- [Exercise details]
Your task is to retype, word for word, the lines from the start of the data through the line holding "carnitine_a_err = [None, 0.39, 0.68]". Do not include the pictures.

···

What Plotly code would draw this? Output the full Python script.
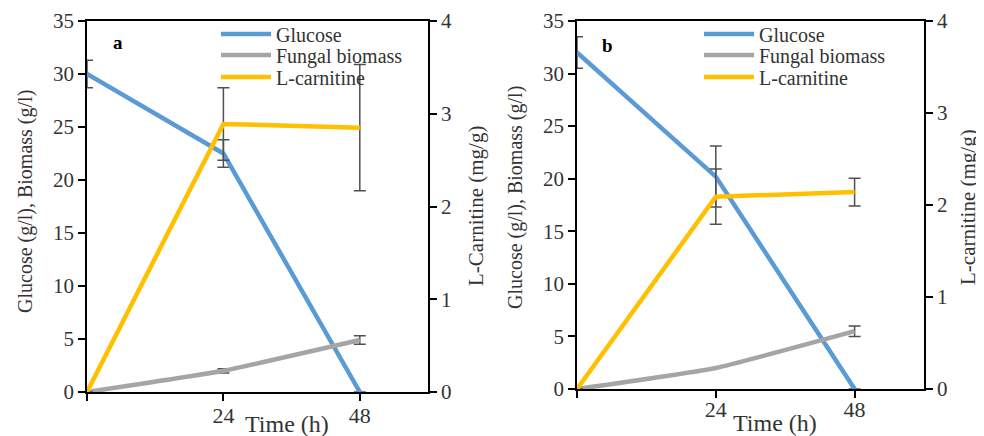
import plotly.graph_objects as go
from plotly.subplots import make_subplots

time_h = [0, 24, 48]
x_tick_vals = [0, 24, 48]
x_tick_text = ["", "24", "48"]

# Panel a
glucose_a = [30.0, 22.5, 0.0]
glucose_a_err = [1.3, 1.3, None]
biomass_a = [0.0, 2.0, 4.9]
biomass_a_err = [None, 0.2, 0.4]
carnitine_a = [0.0, 2.89, 2.85]
carnitine_a_err = [None, 0.39, 0.68]

# Panel b
glucose_b = [32.0, 20.2, 0.0]
glucose_b_err = [1.5, 2.9, None]
biomass_b = [0.0, 2.0, 5.5]
biomass_b_err = [None, None, 0.5]
carnitine_b = [0.0, 2.09, 2.14]
carnitine_b_err = [None, 0.30, 0.15]

series_names = ["Glucose", "Fungal biomass", "L-carnitine"]

C_GLU = "#5B9BD5"
C_BIO = "#A5A5A5"
C_CAR = "#FFC000"
C_ERR = "#505050"
FONT = "Liberation Serif"
TXT = "#333333"

# page body has an 8px margin, so the figure starts at (8, 8) of the window
OFF = 8
W, H = 984 - OFF, 436 - OFF


def px(x):
    return (x - OFF) / W


def py(y):
    return 1 - (y - OFF) / H


fig = make_subplots(rows=1, cols=2, specs=[[{"secondary_y": True}, {"secondary_y": True}]])


def err(arr):
    return dict(type="data", array=arr, visible=True, color=C_ERR, thickness=1.5, width=6)


panels = [
    (1, glucose_a, glucose_a_err, biomass_a, biomass_a_err, carnitine_a, carnitine_a_err,
     ["legend", "legend2", "legend3"]),
    (2, glucose_b, glucose_b_err, biomass_b, biomass_b_err, carnitine_b, carnitine_b_err,
     ["legend4", "legend5", "legend6"]),
]
for col, g, ge, b, be, c, ce, lgs in panels:
    fig.add_trace(go.Scatter(x=time_h, y=g, mode="lines", name=series_names[0],
                             line=dict(color=C_GLU, width=4.5), error_y=err(ge), legend=lgs[0]),
                  row=1, col=col, secondary_y=False)
    fig.add_trace(go.Scatter(x=time_h, y=b, mode="lines", name=series_names[1],
                             line=dict(color=C_BIO, width=4.5, shape="spline", smoothing=0.4),
                             error_y=err(be), legend=lgs[1]),
                  row=1, col=col, secondary_y=False)
    fig.add_trace(go.Scatter(x=time_h, y=c, mode="lines", name=series_names[2],
                             line=dict(color=C_CAR, width=4.5), error_y=err(ce), legend=lgs[2]),
                  row=1, col=col, secondary_y=True)

dom_a_x = [px(87), px(428)]
dom_b_x = [px(577), px(924)]
dom_a_y = [py(392), py(21)]
dom_b_y = [py(389), py(21)]

axis_common = dict(showgrid=False, zeroline=False, showline=True, linecolor="black", linewidth=1.5,
                   ticks="outside", ticklen=7, tickcolor="black", tickwidth=1.5, automargin=False)
yfont = dict(family=FONT, size=21, color=TXT)
xfont = dict(family=FONT, size=22, color=TXT)

fig.update_layout(
    width=W, height=H, margin=dict(l=0, r=0, t=0, b=0),
    paper_bgcolor="white", plot_bgcolor="white",
    font=dict(family=FONT, color=TXT),
    xaxis=dict(domain=dom_a_x, range=[0, 60], tickvals=x_tick_vals, ticktext=x_tick_text,
               mirror=True, ticklabelstandoff=-4, tickfont=xfont, **axis_common),
    xaxis2=dict(domain=dom_b_x, range=[0, 60], tickvals=x_tick_vals, ticktext=x_tick_text,
                mirror=True, ticklabelstandoff=-7, tickfont=xfont, **axis_common),
    yaxis=dict(domain=dom_a_y, range=[0, 35], dtick=5, tickfont=yfont, **axis_common),
    yaxis2=dict(range=[0, 4], dtick=1, tickfont=yfont, **axis_common),
    yaxis3=dict(domain=dom_b_y, range=[0, 35], dtick=5, tickfont=yfont, **axis_common),
    yaxis4=dict(range=[0, 4], dtick=1, tickfont=yfont, **axis_common),
    showlegend=True,
)
fig.update_yaxes(domain=dom_a_y, row=1, col=1)
fig.update_yaxes(domain=dom_b_y, row=1, col=2)

legend_rows_a = [34, 55, 77]
legend_rows_b = [34, 55, 77]
leg_font = dict(family=FONT, size=20, color=TXT)
legend_cfg = {}
for i, yy in enumerate(legend_rows_a):
    key = "legend" if i == 0 else "legend%d" % (i + 1)
    legend_cfg[key] = dict(x=px(216), y=py(yy), xanchor="left", yanchor="middle",
                           bgcolor="rgba(0,0,0,0)", font=leg_font, itemwidth=50)
for i, yy in enumerate(legend_rows_b):
    key = "legend%d" % (i + 4)
    legend_cfg[key] = dict(x=px(699), y=py(yy), xanchor="left", yanchor="middle",
                           bgcolor="rgba(0,0,0,0)", font=leg_font, itemwidth=50)
fig.update_layout(**legend_cfg)


def note(text, x, y, size, angle=0, color=TXT):
    fig.add_annotation(text=text, xref="paper", yref="paper", x=px(x), y=py(y),
                       xanchor="center", yanchor="middle", showarrow=False, textangle=angle,
                       font=dict(family=FONT, size=size, color=color))


# panel letters
note("<b>a</b>", 118, 43, 19, color="black")
note("<b>b</b>", 607, 45, 19, color="black")
# x-axis titles
note("Time (h)", 287, 424, 24)
note("Time (h)", 775, 423, 24)
# y-axis titles
note("Glucose (g/l), Biomass (g/l)", 25, 202, 20, -90)
note("L-Carnitine (mg/g)", 476, 206, 21, -90)
note("Glucose (g/l), Biomass (g/l)", 515, 198, 20, -90)
note("L-carnitine (mg/g)", 968, 207, 21, -90)

fig.write_html("out.html")
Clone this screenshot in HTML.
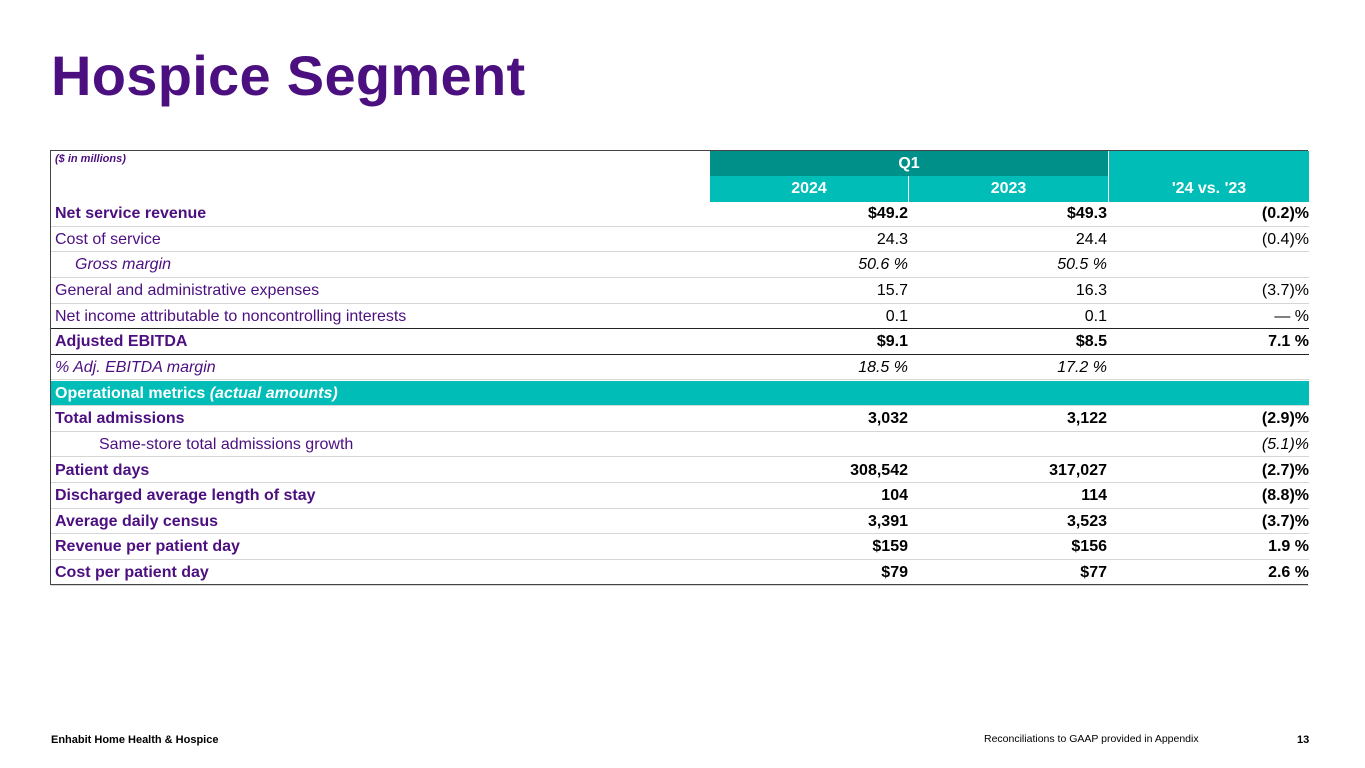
<!DOCTYPE html>
<html><head><meta charset="utf-8"><style>
body{margin:0;width:1365px;height:768px;background:#fff;position:relative;overflow:hidden;font-family:"Liberation Sans",Arial,sans-serif;}
.title{position:absolute;left:51px;top:43px;font-size:56px;font-weight:bold;color:#4c0f80;letter-spacing:0.3px;}
.tbl{position:absolute;left:50px;top:150px;width:1258px;height:435px;border:1px solid #444;border-right:none;box-sizing:border-box;border-top:1px solid #444;}
.row{position:absolute;left:0;width:1258px;height:25.6px;border-bottom:1px solid #d6d6d6;box-sizing:border-box;font-size:16px;line-height:25px;}
.lbl{position:absolute;left:4px;color:#4c0f80;white-space:nowrap;}
.v{position:absolute;text-align:right;color:#000;white-space:nowrap;}
.c1{right:401px}.c2{right:202px}.c3{right:0px}
.b{font-weight:bold}.i{font-style:italic}
.hdr{position:absolute;color:#fff;font-weight:bold;font-size:16px;text-align:center;}
.foot{position:absolute;top:734px;font-size:11px;color:#000;}
</style></head><body>
<div class="title">Hospice Segment</div>
<div class="tbl">
<div style="position:absolute;left:4px;top:2px;font-size:11px;font-weight:bold;font-style:italic;color:#4c0f80">($ in millions)</div>
<div class="hdr" style="left:659px;top:0;width:398px;height:25px;line-height:25px;background:#00908a">Q1</div>
<div class="hdr" style="left:659px;top:25px;width:199px;height:26px;line-height:26px;background:#00bdb8;border-right:1px solid #fff;box-sizing:border-box">2024</div>
<div class="hdr" style="left:858px;top:25px;width:199px;height:26px;line-height:26px;background:#00bdb8">2023</div>
<div class="hdr" style="left:1057px;top:0;width:201px;height:51px;line-height:26px;background:#00bdb8;border-left:1px solid #fff;box-sizing:border-box"><div style="margin-top:25px">'24 vs. '23</div></div>
<div id="rows"></div>
</div>
<div class="foot" style="left:51px;font-weight:bold">Enhabit Home Health &amp; Hospice</div>
<div class="foot" style="left:984px;top:733px;font-size:10.5px">Reconciliations to GAAP provided in Appendix</div>
<div class="foot" style="left:1297px;font-weight:bold">13</div>
<script>
const labels=["Net service revenue","Cost of service","Gross margin","General and administrative expenses","Net income attributable to noncontrolling interests","Adjusted EBITDA","% Adj. EBITDA margin","OP","Total admissions","Same-store total admissions growth","Patient days","Discharged average length of stay","Average daily census","Revenue per patient day","Cost per patient day"];
const v2024=["$49.2","24.3","50.6 %","15.7","0.1","$9.1","18.5 %","","3,032","","308,542","104","3,391","$159","$79"];
const v2023=["$49.3","24.4","50.5 %","16.3","0.1","$8.5","17.2 %","","3,122","","317,027","114","3,523","$156","$77"];
const vchg=["(0.2)%","(0.4)%","","(3.7)%","— %","7.1 %","","","(2.9)%","(5.1)%","(2.7)%","(8.8)%","(3.7)%","1.9 %","2.6 %"];
const styles=["b","","i","","","b","i","","b","","b","b","b","b","b"];
const indent=[0,0,20,0,0,0,0,0,0,44,0,0,0,0,0];
const slug=s=>s.toLowerCase().replace(/[^a-z0-9]+/g,'-').replace(/^-|-$/g,'');
const host=document.getElementById('rows');
labels.forEach((l,k)=>{
  const r=document.createElement('div');
  r.className='row';
  r.style.top=(50+k*25.65)+'px';
  
  
  if(k===4||k===5) r.style.borderBottom='1px solid #222';
  if(l==='OP'){
    r.style.background='#00bdb8';
    r.innerHTML='<span class="lbl b" style="color:#fff">Operational metrics <i>(actual amounts)</i></span>';
  } else {
    const st=styles[k];
    r.innerHTML='<span class="lbl '+st+'" style="left:'+(4+indent[k])+'px">'+l+'</span>'+
      '<span class="v c1 '+st+'">'+v2024[k]+'</span><span class="v c2 '+st+'">'+v2023[k]+'</span>'+
      '<span class="v c3 '+st+(k===9?' i':'')+'">'+vchg[k]+'</span>';
  }
  host.appendChild(r);
});
</script>
</body></html>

···

- [Correct answer]
What Plotly code would draw this? Output the full Python script.
import plotly.graph_objects as go
from plotly.subplots import make_subplots

time_h = [0, 24, 48]
x_tick_vals = [0, 24, 48]
x_tick_text = ["", "24", "48"]

# Panel a
glucose_a = [30.0, 22.5, 0.0]
glucose_a_err = [1.3, 1.3, None]
biomass_a = [0.0, 2.0, 4.9]
biomass_a_err = [None, 0.2, 0.4]
carnitine_a = [0.0, 2.89, 2.85]
carnitine_a_err = [None, 0.39, 0.68]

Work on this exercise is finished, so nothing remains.